Budget Squeeze Could Make Hiring Impossible

County officials say the caseload crunch is colliding with a major budget problem that traces back to recent changes in federal funding. The Board of Supervisors approved mid-year cuts in February, and administrators now estimate a roughly $470 million shortfall for the coming fiscal year, with about $270 million still to close, according to the County of Santa Clara. To plug the gap, the county has already begun realigning programs and deleting hundreds of positions in an effort to protect core services, putting extra pressure on any request to add public defender staff.

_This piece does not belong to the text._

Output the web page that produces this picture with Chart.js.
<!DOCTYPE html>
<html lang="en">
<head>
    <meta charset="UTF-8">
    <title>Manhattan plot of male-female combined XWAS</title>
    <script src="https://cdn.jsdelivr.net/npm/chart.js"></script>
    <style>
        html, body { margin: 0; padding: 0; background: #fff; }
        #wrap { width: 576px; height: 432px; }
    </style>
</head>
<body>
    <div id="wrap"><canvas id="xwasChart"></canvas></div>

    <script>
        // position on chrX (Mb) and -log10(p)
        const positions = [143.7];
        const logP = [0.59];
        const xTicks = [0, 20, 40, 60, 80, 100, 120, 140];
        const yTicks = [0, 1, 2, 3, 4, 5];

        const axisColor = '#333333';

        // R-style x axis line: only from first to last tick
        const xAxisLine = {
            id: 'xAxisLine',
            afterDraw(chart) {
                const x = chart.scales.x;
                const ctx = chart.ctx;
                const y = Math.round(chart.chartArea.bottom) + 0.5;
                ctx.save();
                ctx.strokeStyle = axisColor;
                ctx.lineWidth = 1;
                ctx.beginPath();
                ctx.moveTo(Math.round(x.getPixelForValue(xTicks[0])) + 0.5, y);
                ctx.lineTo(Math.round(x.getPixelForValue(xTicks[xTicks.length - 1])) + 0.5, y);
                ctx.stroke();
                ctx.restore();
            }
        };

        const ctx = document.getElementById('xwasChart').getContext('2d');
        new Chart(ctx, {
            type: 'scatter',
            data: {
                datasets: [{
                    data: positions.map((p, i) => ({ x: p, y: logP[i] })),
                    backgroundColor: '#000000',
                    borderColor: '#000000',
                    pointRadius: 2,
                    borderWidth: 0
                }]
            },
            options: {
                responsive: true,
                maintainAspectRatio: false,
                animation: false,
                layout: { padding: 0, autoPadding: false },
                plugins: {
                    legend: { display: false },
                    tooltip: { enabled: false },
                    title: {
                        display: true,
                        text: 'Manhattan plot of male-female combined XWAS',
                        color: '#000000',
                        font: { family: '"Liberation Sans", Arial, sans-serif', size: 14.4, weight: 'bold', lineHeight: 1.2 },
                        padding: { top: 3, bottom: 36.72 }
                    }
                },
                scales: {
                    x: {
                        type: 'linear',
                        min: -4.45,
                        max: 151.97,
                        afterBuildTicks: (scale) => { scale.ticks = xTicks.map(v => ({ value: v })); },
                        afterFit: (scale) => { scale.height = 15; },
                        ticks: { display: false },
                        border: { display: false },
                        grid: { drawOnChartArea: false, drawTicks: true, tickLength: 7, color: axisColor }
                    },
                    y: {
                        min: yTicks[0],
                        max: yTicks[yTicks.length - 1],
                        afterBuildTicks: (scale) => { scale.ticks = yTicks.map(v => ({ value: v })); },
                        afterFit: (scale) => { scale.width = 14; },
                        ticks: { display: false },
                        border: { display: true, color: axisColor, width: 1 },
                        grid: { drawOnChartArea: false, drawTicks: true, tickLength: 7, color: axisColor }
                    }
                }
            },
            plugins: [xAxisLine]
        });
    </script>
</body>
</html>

How Santa Clara Stacks Up Against New Standards

The fight over staffing is unfolding against a backdrop of new research that suggests many public defense offices need far fewer cases per lawyer than anyone thought in past decades. A 2023 study by RAND updated national workload recommendations using weighted case types and found that modern caseload ceilings should be significantly lower than older guidance. RAND's National Public Defense Workload Study has quickly become a touchstone for policymakers and defenders arguing for more attorneys, and RAND's analysis breaks down how much time different case types require and why 1970s-era limits are no longer realistic in today's courts.

Regionwide Crisis

Santa Clara is not the only county feeling the heat. In San Francisco, a judge recently fined the public defender for refusing new felony cases because attorneys were already overloaded, and in Alameda County, public defenders have taken to the streets with protests to spotlight what they call unsustainable workloads. Those developments have been chronicled by local and national outlets, including reporting that Oakland lawyers, dressed in black, warned the right to counsel is dead.

What To Watch: Budget Day And Hearings

All eyes now turn to the county's budget calendar. The County Executive's recommended budget is scheduled for online release on May 1, 2026, with workshops and public hearings set for mid-May that could determine whether the Public Defender's Office gets any relief. Local advocates and the District Attorney have both warned that the choices made this spring will shape the right to counsel in Santa Clara County for years to come, with District Attorney Jeff Rosen saying, "both need to receive the funds that make our community safe, while keeping the process fair" and activist Raj Jayadev cautioning that public defenders are going to be needed even more, per San José Spotlight. The county calendar lists the May 1 release and subsequent budget workshop dates: County Budget Calendar.

If the Board trims safety-net spending, public defenders and clients alike warn that the criminal justice system will feel the impact, in the courtroom and on the street. The decisions due in May will send a clear signal about whether Santa Clara County plans to shore up the right to counsel or let caseloads climb even higher.